• Written instruction:
Find the word "matplotlib" in the listing; pull out each line holding it.

[Charts and diagrams as code]
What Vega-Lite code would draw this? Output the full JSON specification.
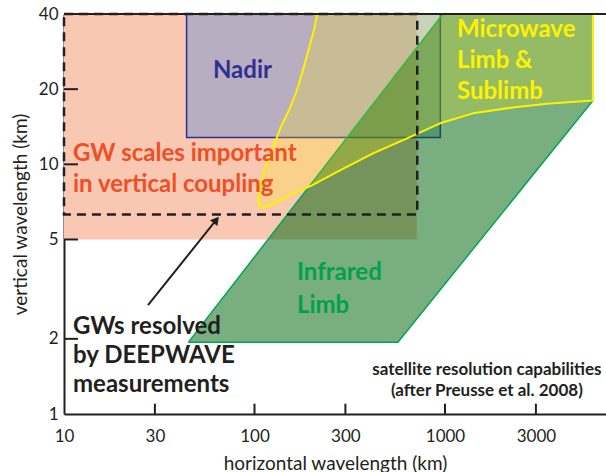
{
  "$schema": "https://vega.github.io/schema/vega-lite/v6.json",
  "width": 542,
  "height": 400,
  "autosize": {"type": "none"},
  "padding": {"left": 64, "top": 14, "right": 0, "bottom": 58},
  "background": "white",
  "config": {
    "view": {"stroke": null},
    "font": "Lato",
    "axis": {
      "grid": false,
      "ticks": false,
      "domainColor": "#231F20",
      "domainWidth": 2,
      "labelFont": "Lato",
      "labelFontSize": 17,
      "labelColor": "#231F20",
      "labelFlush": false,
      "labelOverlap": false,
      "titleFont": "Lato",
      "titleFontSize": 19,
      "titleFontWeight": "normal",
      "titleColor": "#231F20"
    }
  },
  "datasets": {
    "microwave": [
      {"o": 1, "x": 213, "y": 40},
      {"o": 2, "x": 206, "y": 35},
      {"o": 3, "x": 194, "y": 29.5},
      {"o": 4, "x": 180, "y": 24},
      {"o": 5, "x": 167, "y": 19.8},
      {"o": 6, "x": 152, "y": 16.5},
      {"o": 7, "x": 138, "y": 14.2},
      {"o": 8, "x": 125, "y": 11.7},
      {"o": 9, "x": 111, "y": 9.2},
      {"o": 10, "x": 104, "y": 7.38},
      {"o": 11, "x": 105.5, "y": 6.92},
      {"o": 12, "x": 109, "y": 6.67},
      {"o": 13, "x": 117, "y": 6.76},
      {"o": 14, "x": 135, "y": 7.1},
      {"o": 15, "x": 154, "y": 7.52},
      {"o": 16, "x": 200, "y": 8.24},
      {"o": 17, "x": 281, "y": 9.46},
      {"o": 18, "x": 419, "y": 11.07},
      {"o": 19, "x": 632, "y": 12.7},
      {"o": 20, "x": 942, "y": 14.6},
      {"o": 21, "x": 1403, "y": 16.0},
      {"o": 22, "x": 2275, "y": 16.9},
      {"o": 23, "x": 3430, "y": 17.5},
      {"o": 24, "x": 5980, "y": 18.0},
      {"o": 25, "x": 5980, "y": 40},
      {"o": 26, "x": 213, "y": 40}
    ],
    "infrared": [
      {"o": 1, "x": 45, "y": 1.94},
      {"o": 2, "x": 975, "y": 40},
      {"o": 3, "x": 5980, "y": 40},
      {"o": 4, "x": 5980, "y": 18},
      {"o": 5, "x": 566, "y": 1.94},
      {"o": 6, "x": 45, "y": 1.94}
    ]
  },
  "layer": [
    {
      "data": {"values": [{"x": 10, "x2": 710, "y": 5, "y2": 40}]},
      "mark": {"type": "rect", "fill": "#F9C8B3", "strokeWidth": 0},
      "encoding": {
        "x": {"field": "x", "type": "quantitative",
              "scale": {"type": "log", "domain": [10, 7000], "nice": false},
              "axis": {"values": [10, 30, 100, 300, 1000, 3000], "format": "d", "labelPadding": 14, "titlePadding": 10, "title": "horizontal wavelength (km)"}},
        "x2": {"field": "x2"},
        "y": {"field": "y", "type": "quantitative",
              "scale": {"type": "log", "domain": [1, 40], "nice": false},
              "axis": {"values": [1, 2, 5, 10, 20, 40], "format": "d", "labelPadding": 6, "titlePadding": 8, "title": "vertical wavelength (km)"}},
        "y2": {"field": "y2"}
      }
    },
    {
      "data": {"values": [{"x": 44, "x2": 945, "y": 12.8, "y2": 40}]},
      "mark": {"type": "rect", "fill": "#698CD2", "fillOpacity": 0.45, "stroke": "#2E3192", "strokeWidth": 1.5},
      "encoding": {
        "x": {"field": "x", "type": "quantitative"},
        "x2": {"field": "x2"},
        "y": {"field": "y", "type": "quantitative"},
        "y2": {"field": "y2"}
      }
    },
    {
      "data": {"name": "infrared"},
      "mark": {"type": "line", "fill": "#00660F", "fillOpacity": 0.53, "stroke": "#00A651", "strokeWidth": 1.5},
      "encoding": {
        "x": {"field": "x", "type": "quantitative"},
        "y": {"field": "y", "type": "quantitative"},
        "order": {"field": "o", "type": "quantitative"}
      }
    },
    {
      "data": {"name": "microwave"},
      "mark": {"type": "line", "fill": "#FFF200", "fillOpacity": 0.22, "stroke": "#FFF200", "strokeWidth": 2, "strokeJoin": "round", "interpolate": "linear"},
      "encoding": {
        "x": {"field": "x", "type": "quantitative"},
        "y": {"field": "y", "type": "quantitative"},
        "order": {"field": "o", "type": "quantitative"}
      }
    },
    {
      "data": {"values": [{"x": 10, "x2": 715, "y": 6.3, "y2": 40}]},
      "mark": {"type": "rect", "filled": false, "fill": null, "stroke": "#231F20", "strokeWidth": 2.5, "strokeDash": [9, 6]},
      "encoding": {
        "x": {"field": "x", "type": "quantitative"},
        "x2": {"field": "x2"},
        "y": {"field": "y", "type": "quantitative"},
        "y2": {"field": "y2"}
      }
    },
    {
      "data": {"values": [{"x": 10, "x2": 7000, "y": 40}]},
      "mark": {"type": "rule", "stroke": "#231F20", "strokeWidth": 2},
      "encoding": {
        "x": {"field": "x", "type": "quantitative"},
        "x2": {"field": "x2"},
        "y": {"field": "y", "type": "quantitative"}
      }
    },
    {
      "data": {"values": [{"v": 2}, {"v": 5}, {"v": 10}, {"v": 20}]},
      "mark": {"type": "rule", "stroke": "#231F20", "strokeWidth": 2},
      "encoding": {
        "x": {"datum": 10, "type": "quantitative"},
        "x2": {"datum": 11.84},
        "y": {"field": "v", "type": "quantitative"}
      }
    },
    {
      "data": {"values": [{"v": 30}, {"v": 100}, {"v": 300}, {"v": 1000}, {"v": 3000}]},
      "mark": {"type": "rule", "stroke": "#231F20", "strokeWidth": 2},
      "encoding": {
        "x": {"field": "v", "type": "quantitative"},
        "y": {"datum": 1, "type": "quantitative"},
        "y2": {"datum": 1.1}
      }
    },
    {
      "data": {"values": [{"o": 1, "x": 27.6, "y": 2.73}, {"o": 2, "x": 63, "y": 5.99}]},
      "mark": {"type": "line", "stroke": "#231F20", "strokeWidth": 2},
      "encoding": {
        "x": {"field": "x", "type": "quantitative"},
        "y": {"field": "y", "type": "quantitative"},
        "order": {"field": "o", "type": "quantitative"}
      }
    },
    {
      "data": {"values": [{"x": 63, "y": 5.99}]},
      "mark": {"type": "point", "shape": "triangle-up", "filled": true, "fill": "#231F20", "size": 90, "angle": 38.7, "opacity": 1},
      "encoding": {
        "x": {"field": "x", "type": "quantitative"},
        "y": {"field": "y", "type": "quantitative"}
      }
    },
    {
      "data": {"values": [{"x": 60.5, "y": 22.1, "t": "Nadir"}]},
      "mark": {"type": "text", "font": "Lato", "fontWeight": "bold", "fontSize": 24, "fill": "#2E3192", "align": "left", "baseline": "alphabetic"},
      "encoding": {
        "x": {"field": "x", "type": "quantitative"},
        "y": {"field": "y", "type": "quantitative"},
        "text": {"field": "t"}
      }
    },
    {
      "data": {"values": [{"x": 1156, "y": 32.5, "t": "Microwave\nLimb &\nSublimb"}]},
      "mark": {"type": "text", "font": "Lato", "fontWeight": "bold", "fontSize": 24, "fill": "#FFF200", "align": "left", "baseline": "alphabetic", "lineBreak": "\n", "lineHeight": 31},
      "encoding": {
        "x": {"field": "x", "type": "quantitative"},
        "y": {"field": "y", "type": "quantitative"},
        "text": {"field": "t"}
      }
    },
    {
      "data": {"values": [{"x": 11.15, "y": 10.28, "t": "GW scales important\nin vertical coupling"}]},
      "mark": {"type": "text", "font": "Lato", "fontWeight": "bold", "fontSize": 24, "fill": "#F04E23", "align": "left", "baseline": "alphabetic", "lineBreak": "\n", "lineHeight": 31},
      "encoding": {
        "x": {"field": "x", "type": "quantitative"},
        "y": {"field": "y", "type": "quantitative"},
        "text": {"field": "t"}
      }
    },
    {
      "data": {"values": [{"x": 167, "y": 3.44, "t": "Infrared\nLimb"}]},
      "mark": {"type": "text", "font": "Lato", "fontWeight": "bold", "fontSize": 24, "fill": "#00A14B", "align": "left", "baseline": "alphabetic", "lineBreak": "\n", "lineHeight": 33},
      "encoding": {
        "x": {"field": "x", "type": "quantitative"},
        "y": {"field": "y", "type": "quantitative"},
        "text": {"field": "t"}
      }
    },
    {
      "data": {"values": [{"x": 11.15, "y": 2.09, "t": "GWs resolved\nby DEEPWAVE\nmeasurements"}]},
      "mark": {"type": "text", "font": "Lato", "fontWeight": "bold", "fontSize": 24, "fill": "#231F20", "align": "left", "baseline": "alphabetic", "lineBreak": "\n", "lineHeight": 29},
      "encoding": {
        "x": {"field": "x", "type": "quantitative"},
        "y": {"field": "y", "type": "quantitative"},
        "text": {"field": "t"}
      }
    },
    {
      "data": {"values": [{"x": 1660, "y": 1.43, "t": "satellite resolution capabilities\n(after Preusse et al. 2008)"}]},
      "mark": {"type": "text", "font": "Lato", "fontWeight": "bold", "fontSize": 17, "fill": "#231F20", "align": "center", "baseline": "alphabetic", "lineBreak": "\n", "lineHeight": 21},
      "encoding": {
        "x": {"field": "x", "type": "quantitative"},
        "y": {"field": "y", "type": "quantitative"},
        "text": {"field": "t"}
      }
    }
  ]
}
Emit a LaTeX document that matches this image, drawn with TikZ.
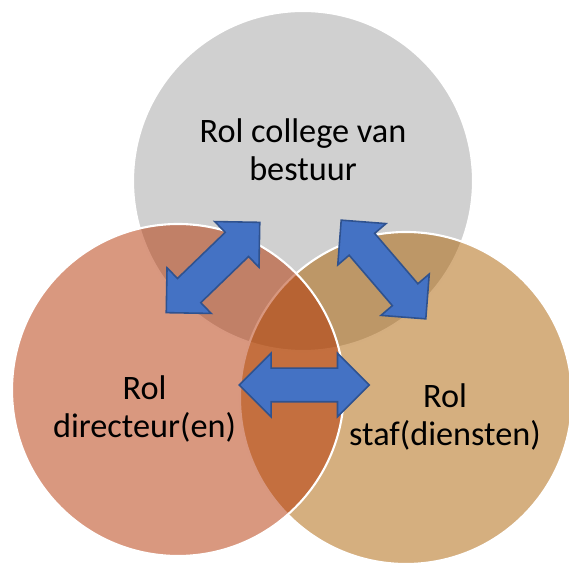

--

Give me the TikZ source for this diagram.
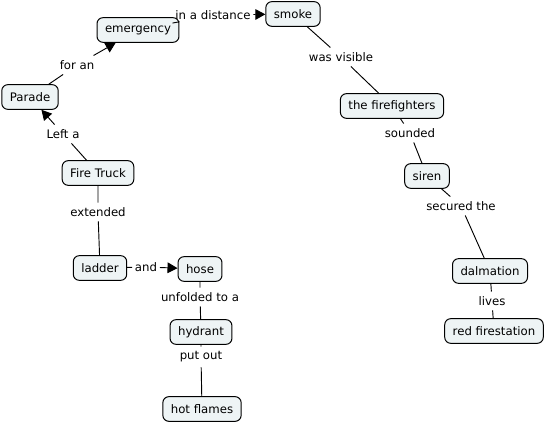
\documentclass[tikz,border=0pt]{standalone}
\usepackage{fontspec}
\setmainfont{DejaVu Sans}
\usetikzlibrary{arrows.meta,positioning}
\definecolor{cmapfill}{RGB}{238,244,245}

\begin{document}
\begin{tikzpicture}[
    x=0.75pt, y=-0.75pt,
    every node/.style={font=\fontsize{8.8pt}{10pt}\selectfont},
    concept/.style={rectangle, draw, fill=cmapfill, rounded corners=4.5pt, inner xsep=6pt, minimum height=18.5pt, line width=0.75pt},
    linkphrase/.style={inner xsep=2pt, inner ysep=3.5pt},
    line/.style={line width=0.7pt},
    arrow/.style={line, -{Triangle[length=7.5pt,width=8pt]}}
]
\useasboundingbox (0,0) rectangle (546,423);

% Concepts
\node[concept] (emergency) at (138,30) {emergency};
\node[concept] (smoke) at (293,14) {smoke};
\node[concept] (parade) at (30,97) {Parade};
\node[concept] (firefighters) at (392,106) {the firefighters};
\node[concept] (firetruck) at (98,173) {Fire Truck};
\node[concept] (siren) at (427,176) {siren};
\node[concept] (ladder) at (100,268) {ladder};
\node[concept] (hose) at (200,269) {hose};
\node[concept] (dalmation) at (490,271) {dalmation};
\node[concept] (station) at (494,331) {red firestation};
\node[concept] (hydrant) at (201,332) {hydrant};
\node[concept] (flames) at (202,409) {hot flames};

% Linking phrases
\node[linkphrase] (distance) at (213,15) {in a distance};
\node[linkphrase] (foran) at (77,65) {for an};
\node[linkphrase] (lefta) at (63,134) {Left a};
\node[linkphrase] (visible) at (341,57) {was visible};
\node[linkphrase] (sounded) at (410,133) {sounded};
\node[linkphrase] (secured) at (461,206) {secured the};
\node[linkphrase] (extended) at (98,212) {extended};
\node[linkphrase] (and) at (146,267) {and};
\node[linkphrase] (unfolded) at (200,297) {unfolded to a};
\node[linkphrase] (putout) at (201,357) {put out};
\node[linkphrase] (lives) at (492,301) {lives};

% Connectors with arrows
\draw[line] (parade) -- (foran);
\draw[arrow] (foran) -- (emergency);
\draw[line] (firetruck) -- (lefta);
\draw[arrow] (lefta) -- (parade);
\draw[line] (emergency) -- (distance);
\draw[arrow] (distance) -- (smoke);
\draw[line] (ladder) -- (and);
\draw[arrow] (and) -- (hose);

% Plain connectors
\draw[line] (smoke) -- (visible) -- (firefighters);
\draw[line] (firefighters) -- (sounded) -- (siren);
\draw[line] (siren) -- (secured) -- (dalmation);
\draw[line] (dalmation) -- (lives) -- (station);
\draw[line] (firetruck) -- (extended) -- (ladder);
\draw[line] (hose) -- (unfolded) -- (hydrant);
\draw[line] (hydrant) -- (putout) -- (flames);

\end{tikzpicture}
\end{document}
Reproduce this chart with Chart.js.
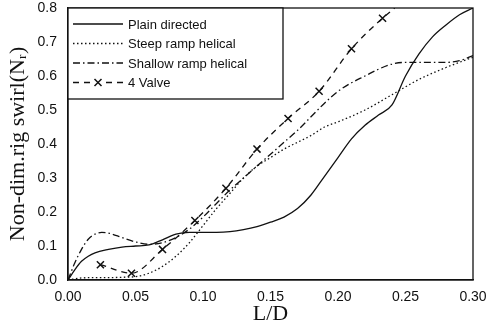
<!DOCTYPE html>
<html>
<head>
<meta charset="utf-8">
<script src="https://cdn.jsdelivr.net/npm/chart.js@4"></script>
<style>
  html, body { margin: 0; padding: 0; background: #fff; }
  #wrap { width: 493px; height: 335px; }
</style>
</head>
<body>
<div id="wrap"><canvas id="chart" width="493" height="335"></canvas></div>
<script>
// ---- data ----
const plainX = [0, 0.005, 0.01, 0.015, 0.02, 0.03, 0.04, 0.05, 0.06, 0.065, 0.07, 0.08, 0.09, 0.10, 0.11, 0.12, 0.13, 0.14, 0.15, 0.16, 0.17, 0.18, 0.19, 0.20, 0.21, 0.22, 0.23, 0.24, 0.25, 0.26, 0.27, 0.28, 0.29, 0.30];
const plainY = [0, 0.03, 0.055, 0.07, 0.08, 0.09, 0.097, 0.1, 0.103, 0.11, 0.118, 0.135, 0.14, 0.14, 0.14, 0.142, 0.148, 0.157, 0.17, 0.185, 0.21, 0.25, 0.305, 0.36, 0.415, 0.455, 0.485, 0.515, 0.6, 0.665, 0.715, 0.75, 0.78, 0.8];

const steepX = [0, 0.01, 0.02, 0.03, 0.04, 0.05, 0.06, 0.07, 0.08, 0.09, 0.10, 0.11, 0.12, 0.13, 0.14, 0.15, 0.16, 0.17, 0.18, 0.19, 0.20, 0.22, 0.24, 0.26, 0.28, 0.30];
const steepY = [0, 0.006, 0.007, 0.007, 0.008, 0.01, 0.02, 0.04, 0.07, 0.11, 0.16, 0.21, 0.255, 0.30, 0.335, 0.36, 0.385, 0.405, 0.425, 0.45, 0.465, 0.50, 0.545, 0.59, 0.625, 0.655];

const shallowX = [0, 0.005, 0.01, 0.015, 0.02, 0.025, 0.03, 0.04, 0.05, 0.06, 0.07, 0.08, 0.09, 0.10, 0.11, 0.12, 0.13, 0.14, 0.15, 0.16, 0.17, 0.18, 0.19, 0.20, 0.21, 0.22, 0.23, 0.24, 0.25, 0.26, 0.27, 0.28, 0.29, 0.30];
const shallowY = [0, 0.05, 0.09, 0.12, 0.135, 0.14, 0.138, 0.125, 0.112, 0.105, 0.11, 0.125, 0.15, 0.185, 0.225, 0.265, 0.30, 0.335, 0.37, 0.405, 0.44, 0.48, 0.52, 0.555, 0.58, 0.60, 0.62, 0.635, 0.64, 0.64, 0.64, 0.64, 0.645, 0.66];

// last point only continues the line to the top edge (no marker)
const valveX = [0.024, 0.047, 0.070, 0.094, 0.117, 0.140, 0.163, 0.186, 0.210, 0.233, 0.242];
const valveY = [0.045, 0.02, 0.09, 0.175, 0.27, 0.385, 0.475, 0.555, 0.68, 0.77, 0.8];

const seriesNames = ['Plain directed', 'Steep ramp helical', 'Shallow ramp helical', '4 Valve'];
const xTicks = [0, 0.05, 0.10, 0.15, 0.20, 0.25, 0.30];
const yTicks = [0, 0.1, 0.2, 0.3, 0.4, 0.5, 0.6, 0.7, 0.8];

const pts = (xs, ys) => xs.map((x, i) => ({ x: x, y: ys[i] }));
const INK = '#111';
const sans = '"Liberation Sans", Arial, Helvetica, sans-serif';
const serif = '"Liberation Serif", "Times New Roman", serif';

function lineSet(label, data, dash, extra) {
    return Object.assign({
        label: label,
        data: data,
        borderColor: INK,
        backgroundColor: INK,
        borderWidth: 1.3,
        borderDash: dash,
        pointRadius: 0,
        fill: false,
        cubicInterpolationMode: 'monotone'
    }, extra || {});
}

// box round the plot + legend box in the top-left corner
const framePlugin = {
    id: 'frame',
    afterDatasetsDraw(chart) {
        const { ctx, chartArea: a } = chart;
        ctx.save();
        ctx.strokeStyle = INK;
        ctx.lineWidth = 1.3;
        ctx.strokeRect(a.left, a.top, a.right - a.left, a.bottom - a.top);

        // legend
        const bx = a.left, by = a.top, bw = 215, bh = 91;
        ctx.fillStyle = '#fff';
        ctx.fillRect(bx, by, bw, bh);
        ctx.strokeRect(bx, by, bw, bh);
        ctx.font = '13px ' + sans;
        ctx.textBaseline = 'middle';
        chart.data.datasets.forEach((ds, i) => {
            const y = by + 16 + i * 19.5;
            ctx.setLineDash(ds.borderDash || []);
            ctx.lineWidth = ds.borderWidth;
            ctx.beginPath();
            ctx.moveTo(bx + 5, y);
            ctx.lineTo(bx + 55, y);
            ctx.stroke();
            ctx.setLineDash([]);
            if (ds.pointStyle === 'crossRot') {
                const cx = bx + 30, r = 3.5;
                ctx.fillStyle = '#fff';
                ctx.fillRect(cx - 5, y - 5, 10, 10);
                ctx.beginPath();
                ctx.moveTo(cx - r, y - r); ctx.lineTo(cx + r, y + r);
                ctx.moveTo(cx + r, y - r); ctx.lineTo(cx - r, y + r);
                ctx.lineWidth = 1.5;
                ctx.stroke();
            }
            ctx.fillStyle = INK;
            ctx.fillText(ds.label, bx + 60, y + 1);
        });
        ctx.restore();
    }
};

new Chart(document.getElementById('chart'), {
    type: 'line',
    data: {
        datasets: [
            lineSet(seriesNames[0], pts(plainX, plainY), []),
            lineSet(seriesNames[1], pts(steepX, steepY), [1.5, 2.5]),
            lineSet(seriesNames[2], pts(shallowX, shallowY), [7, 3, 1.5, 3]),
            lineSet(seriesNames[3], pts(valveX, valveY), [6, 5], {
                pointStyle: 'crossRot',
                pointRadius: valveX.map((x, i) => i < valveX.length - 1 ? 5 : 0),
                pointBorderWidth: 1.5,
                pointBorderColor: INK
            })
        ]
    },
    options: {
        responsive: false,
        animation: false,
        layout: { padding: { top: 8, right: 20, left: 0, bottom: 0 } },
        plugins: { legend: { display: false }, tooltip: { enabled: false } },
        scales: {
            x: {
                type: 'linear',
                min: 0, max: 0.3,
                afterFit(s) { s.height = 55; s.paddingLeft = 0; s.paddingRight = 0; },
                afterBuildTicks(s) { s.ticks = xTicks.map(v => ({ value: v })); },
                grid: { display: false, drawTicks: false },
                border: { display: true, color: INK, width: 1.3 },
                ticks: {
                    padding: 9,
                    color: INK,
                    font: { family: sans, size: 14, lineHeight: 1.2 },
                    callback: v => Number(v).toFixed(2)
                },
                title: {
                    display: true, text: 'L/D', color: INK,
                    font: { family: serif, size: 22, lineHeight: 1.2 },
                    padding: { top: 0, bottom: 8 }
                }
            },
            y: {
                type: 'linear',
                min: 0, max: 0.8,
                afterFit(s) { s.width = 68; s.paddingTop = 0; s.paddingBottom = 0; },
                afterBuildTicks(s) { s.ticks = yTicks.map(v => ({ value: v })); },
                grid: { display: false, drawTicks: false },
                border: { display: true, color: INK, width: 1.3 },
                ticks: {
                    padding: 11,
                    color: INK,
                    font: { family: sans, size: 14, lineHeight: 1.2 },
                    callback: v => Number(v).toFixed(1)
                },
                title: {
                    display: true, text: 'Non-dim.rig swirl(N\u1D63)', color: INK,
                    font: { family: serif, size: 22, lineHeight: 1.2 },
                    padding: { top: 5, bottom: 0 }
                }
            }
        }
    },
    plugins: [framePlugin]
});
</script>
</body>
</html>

==

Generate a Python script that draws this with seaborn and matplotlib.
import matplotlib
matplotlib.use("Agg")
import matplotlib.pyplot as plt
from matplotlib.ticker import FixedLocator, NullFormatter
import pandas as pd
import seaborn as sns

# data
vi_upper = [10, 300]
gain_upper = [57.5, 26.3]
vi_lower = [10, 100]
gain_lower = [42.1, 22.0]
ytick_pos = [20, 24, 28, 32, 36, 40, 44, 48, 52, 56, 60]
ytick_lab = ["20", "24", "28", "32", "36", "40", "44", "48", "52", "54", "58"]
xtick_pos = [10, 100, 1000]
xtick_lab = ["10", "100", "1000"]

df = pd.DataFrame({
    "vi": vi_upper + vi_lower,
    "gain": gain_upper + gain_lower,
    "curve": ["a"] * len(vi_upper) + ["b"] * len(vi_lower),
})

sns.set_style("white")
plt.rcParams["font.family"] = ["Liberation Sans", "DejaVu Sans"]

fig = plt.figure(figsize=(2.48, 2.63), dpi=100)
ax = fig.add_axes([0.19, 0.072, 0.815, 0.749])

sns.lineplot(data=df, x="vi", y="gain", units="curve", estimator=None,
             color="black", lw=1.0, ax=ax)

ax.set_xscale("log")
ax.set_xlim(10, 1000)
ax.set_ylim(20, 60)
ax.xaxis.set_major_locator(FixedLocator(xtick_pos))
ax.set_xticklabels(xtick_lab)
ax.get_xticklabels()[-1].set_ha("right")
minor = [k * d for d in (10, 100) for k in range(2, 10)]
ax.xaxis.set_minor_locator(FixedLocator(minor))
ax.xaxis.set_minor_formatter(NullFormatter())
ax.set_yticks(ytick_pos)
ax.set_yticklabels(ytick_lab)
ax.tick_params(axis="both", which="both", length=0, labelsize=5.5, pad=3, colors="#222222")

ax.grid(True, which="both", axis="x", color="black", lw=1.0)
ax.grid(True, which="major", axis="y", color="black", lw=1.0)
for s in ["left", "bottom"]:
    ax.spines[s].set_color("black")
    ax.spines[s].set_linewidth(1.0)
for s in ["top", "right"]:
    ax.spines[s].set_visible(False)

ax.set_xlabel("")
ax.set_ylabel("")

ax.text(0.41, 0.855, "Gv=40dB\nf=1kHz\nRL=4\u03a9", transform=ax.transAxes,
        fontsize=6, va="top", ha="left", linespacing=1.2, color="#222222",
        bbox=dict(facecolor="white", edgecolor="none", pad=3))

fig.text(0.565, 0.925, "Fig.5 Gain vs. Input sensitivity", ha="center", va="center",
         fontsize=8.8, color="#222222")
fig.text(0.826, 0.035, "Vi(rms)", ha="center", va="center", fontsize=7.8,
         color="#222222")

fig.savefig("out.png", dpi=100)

• Final result:
Generate a Python script that draws this with seaborn and matplotlib.
import matplotlib
matplotlib.use("Agg")
import matplotlib.pyplot as plt
from matplotlib.ticker import FixedLocator, NullFormatter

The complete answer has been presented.